Is that shocking? I find it hard to tell any more. What is certain is that there's been a terrible inflationary pressure under the price of an MP. For supporting 42 days they accused each other of demanding compensation for miners, recognition of Cuba, £3,000 for detainees and a £200m rebate for Ulster's water authority.

If Andrew Robathan is right, it'll be Sir Keith Vaz by the end of the parliament (Sir Keith blushed but didn't rule it out entirely).

At the higher end of thedebate, Nick Palmer seemed to declare himself for the rebels when he said: "I'm not going to support unprincipled opportunism!" It would have been a spectacular rebel gain as Mr Palmer would eat his own feet if the whips asked him to.

It's unlikely anyone's mind will have been changed by the debate but for sheer altitude, the opposition arguments towered over the Government's.
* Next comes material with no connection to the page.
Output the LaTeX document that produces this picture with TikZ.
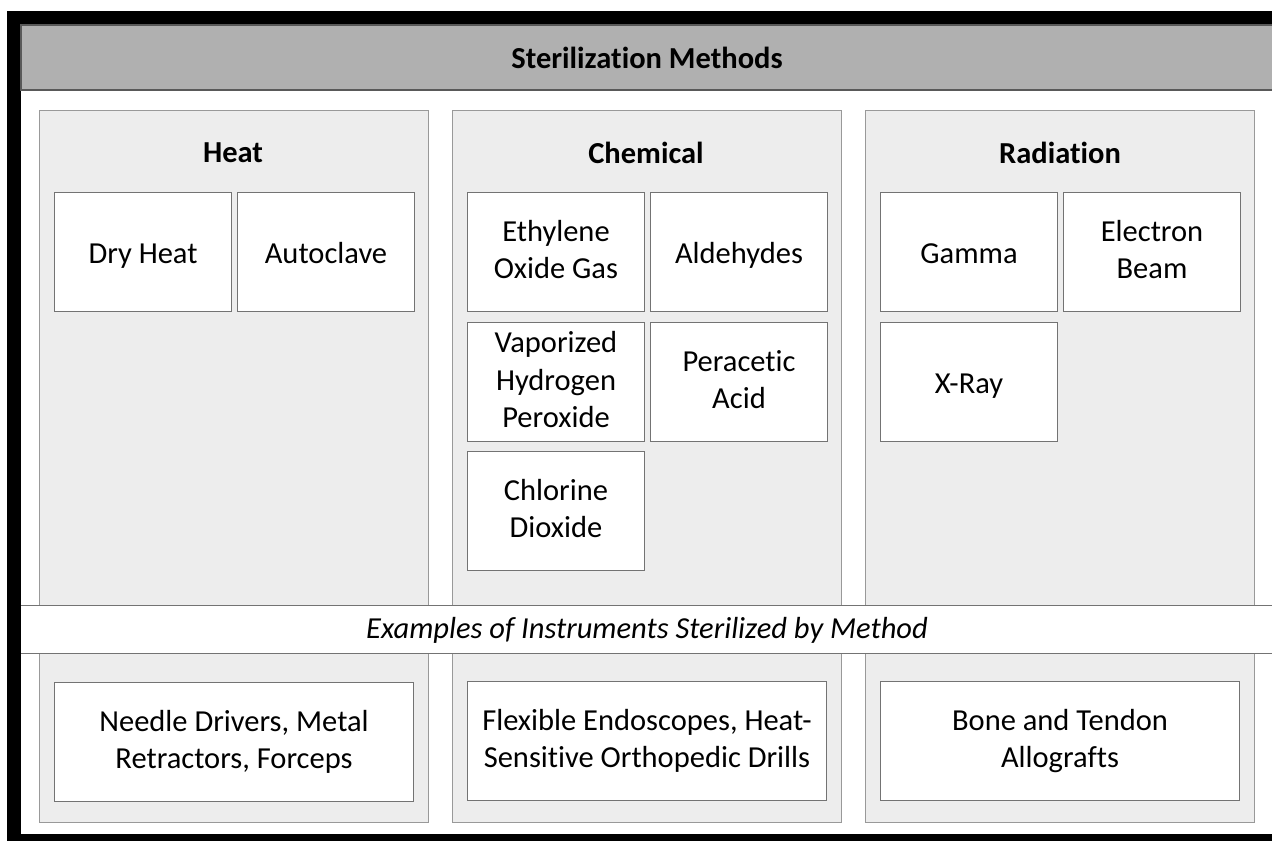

David Davis (who has come out of this a hero) dismantled all and every proposition for extension. He told us that neither the commissioner nor the head of counter terror had produced any evidence to show the need for an extension. That all the operative evidence in the three famous cases was gathered in under 12 days. That the government lawyer David Pannick had endorsed the Civil Contingency Act as a suitable response vehicle for emergencies. And he squash-ed Chris Bryant's loyal intervention (and what a falling off he represents) with the remark: "The case he's making is for indefinite detention." The power the Home Secretary seeks is supposed to be for a, "grave, exceptional terrorist threat" but after Bob Marshall-Andrews read out the list of things it covered he was able to ask: "Can she give us an example of something that is not a serious terrorist threat?" Yes, they'll be using it for crimes against recycling, in the end.

Superb speech from Diane Abbott, fine interventions from Mark Durkhan, large grave advice from Michael Mates, intelligent needling from Dominic Grieve, and a great victory in the end for the Northern Ireland Water Board (now flush).